*Aim*. Print the listing as it stands, omitting all images.

*Information supplied*.
====
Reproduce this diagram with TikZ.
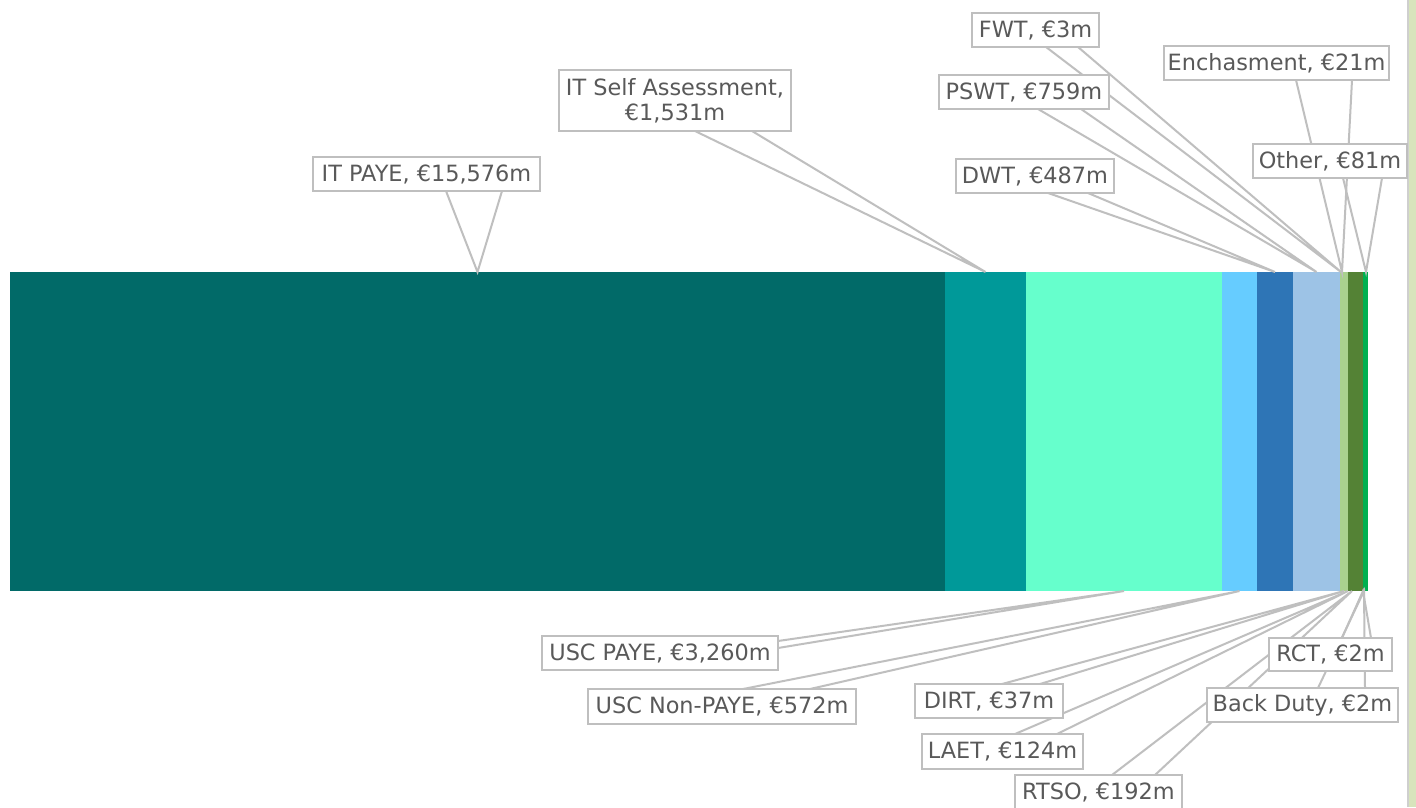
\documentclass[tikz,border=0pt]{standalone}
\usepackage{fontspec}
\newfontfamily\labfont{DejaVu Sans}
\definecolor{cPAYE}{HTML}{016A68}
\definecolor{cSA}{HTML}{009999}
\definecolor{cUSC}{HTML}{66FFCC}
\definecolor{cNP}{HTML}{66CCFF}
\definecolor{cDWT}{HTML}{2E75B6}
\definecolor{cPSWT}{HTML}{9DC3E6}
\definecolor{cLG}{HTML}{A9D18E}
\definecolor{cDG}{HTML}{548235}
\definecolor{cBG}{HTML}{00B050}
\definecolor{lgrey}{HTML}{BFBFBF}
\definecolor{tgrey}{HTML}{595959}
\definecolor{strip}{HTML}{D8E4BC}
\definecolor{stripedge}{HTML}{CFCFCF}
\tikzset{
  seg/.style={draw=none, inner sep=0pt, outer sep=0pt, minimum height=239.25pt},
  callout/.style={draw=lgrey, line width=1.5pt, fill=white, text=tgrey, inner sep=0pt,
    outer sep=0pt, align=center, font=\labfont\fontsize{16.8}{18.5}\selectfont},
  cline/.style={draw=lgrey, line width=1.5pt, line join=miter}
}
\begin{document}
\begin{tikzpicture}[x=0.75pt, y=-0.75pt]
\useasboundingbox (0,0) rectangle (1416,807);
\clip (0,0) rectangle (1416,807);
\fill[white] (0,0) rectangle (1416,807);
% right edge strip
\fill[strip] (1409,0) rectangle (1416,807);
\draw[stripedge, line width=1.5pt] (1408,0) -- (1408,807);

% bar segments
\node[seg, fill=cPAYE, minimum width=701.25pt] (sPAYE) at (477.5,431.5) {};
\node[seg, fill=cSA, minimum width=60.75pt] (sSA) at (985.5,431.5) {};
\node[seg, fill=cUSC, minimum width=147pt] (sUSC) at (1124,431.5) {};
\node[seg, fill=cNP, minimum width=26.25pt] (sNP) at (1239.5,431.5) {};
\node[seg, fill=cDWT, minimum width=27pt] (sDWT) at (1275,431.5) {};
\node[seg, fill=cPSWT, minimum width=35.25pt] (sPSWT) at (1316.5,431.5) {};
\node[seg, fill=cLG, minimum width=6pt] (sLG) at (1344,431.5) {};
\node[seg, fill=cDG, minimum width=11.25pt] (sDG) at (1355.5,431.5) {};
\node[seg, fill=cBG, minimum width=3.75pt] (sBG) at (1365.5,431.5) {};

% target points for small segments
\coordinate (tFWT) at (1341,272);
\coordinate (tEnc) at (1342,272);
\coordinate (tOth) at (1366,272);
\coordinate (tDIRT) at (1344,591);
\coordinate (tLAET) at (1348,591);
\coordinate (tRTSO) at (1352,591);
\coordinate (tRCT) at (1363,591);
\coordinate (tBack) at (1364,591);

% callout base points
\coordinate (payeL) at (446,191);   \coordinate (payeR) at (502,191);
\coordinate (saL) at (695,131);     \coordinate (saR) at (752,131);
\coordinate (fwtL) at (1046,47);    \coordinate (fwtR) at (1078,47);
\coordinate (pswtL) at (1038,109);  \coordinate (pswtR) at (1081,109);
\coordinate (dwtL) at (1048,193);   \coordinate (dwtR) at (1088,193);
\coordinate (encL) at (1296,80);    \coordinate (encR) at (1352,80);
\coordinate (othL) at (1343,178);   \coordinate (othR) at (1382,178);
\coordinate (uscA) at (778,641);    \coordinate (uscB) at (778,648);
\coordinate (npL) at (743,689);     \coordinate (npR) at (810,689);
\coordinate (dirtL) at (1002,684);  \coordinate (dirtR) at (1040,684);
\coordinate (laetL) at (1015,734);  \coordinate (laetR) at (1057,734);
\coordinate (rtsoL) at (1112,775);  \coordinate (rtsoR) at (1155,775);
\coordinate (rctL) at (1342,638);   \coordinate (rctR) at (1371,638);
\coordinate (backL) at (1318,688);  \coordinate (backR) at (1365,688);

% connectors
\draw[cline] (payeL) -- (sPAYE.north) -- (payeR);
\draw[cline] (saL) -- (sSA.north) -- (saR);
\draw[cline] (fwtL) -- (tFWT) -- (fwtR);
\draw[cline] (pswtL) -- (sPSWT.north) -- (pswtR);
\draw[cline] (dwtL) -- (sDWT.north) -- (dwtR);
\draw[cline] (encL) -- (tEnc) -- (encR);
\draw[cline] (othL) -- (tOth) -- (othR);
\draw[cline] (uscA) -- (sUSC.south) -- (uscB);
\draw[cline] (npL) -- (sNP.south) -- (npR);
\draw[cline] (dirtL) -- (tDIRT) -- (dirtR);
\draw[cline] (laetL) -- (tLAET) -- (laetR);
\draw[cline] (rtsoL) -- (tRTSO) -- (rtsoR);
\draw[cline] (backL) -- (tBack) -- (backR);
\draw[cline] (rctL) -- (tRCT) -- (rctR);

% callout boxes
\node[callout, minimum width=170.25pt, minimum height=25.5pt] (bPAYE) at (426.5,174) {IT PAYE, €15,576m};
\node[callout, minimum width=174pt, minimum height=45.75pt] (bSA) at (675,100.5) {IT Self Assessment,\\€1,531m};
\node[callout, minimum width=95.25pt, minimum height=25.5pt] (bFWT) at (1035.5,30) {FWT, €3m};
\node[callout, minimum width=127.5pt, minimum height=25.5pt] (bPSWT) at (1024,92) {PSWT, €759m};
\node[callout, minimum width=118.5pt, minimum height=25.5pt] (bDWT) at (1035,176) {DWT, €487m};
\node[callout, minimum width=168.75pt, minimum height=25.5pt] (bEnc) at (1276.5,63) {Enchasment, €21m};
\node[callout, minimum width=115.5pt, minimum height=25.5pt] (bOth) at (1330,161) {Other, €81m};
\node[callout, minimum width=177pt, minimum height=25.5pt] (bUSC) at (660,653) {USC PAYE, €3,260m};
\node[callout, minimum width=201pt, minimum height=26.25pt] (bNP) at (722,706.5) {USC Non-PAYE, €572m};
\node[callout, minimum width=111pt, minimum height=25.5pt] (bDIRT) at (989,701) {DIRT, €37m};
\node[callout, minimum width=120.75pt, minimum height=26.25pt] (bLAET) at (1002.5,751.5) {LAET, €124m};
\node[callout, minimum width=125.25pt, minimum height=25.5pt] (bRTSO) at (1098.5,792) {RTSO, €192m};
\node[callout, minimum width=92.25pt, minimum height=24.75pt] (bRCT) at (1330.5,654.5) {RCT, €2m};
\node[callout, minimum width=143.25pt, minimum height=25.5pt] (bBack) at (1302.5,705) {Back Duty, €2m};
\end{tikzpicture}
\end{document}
====
*Answer below*.
Reproduce this diagram with TikZ.
\documentclass[tikz,border=0pt]{standalone}
\usepackage{fontspec}
\newfontfamily\labfont{DejaVu Sans}
\definecolor{cPAYE}{HTML}{016A68}
\definecolor{cSA}{HTML}{009999}
\definecolor{cUSC}{HTML}{66FFCC}
\definecolor{cNP}{HTML}{66CCFF}
\definecolor{cDWT}{HTML}{2E75B6}
\definecolor{cPSWT}{HTML}{9DC3E6}
\definecolor{cLG}{HTML}{A9D18E}
\definecolor{cDG}{HTML}{548235}
\definecolor{cBG}{HTML}{00B050}
\definecolor{lgrey}{HTML}{BFBFBF}
\definecolor{tgrey}{HTML}{595959}
\definecolor{strip}{HTML}{D8E4BC}
\definecolor{stripedge}{HTML}{CFCFCF}
\tikzset{
  seg/.style={draw=none, inner sep=0pt, outer sep=0pt, minimum height=239.25pt},
  callout/.style={draw=lgrey, line width=1.5pt, fill=white, text=tgrey, inner sep=0pt,
    outer sep=0pt, align=center, font=\labfont\fontsize{16.8}{18.5}\selectfont},
  cline/.style={draw=lgrey, line width=1.5pt, line join=miter}
}
\begin{document}
\begin{tikzpicture}[x=0.75pt, y=-0.75pt]
\useasboundingbox (0,0) rectangle (1416,807);
\clip (0,0) rectangle (1416,807);
\fill[white] (0,0) rectangle (1416,807);
% right edge strip
\fill[strip] (1409,0) rectangle (1416,807);
\draw[stripedge, line width=1.5pt] (1408,0) -- (1408,807);

% bar segments
\node[seg, fill=cPAYE, minimum width=701.25pt] (sPAYE) at (477.5,431.5) {};
\node[seg, fill=cSA, minimum width=60.75pt] (sSA) at (985.5,431.5) {};
\node[seg, fill=cUSC, minimum width=147pt] (sUSC) at (1124,431.5) {};
\node[seg, fill=cNP, minimum width=26.25pt] (sNP) at (1239.5,431.5) {};
\node[seg, fill=cDWT, minimum width=27pt] (sDWT) at (1275,431.5) {};
\node[seg, fill=cPSWT, minimum width=35.25pt] (sPSWT) at (1316.5,431.5) {};
\node[seg, fill=cLG, minimum width=6pt] (sLG) at (1344,431.5) {};
\node[seg, fill=cDG, minimum width=11.25pt] (sDG) at (1355.5,431.5) {};
\node[seg, fill=cBG, minimum width=3.75pt] (sBG) at (1365.5,431.5) {};

% target points for small segments
\coordinate (tFWT) at (1341,272);
\coordinate (tEnc) at (1342,272);
\coordinate (tOth) at (1366,272);
\coordinate (tDIRT) at (1344,591);
\coordinate (tLAET) at (1348,591);
\coordinate (tRTSO) at (1352,591);
\coordinate (tRCT) at (1363,591);
\coordinate (tBack) at (1364,591);

% callout base points
\coordinate (payeL) at (446,191);   \coordinate (payeR) at (502,191);
\coordinate (saL) at (695,131);     \coordinate (saR) at (752,131);
\coordinate (fwtL) at (1046,47);    \coordinate (fwtR) at (1078,47);
\coordinate (pswtL) at (1038,109);  \coordinate (pswtR) at (1081,109);
\coordinate (dwtL) at (1048,193);   \coordinate (dwtR) at (1088,193);
\coordinate (encL) at (1296,80);    \coordinate (encR) at (1352,80);
\coordinate (othL) at (1343,178);   \coordinate (othR) at (1382,178);
\coordinate (uscA) at (778,641);    \coordinate (uscB) at (778,648);
\coordinate (npL) at (743,689);     \coordinate (npR) at (810,689);
\coordinate (dirtL) at (1002,684);  \coordinate (dirtR) at (1040,684);
\coordinate (laetL) at (1015,734);  \coordinate (laetR) at (1057,734);
\coordinate (rtsoL) at (1112,775);  \coordinate (rtsoR) at (1155,775);
\coordinate (rctL) at (1342,638);   \coordinate (rctR) at (1371,638);
\coordinate (backL) at (1318,688);  \coordinate (backR) at (1365,688);

% connectors
\draw[cline] (payeL) -- (sPAYE.north) -- (payeR);
\draw[cline] (saL) -- (sSA.north) -- (saR);
\draw[cline] (fwtL) -- (tFWT) -- (fwtR);
\draw[cline] (pswtL) -- (sPSWT.north) -- (pswtR);
\draw[cline] (dwtL) -- (sDWT.north) -- (dwtR);
\draw[cline] (encL) -- (tEnc) -- (encR);
\draw[cline] (othL) -- (tOth) -- (othR);
\draw[cline] (uscA) -- (sUSC.south) -- (uscB);
\draw[cline] (npL) -- (sNP.south) -- (npR);
\draw[cline] (dirtL) -- (tDIRT) -- (dirtR);
\draw[cline] (laetL) -- (tLAET) -- (laetR);
\draw[cline] (rtsoL) -- (tRTSO) -- (rtsoR);
\draw[cline] (backL) -- (tBack) -- (backR);
\draw[cline] (rctL) -- (tRCT) -- (rctR);

% callout boxes
\node[callout, minimum width=170.25pt, minimum height=25.5pt] (bPAYE) at (426.5,174) {IT PAYE, €15,576m};
\node[callout, minimum width=174pt, minimum height=45.75pt] (bSA) at (675,100.5) {IT Self Assessment,\\€1,531m};
\node[callout, minimum width=95.25pt, minimum height=25.5pt] (bFWT) at (1035.5,30) {FWT, €3m};
\node[callout, minimum width=127.5pt, minimum height=25.5pt] (bPSWT) at (1024,92) {PSWT, €759m};
\node[callout, minimum width=118.5pt, minimum height=25.5pt] (bDWT) at (1035,176) {DWT, €487m};
\node[callout, minimum width=168.75pt, minimum height=25.5pt] (bEnc) at (1276.5,63) {Enchasment, €21m};
\node[callout, minimum width=115.5pt, minimum height=25.5pt] (bOth) at (1330,161) {Other, €81m};
\node[callout, minimum width=177pt, minimum height=25.5pt] (bUSC) at (660,653) {USC PAYE, €3,260m};
\node[callout, minimum width=201pt, minimum height=26.25pt] (bNP) at (722,706.5) {USC Non-PAYE, €572m};
\node[callout, minimum width=111pt, minimum height=25.5pt] (bDIRT) at (989,701) {DIRT, €37m};
\node[callout, minimum width=120.75pt, minimum height=26.25pt] (bLAET) at (1002.5,751.5) {LAET, €124m};
\node[callout, minimum width=125.25pt, minimum height=25.5pt] (bRTSO) at (1098.5,792) {RTSO, €192m};
\node[callout, minimum width=92.25pt, minimum height=24.75pt] (bRCT) at (1330.5,654.5) {RCT, €2m};
\node[callout, minimum width=143.25pt, minimum height=25.5pt] (bBack) at (1302.5,705) {Back Duty, €2m};
\end{tikzpicture}
\end{document}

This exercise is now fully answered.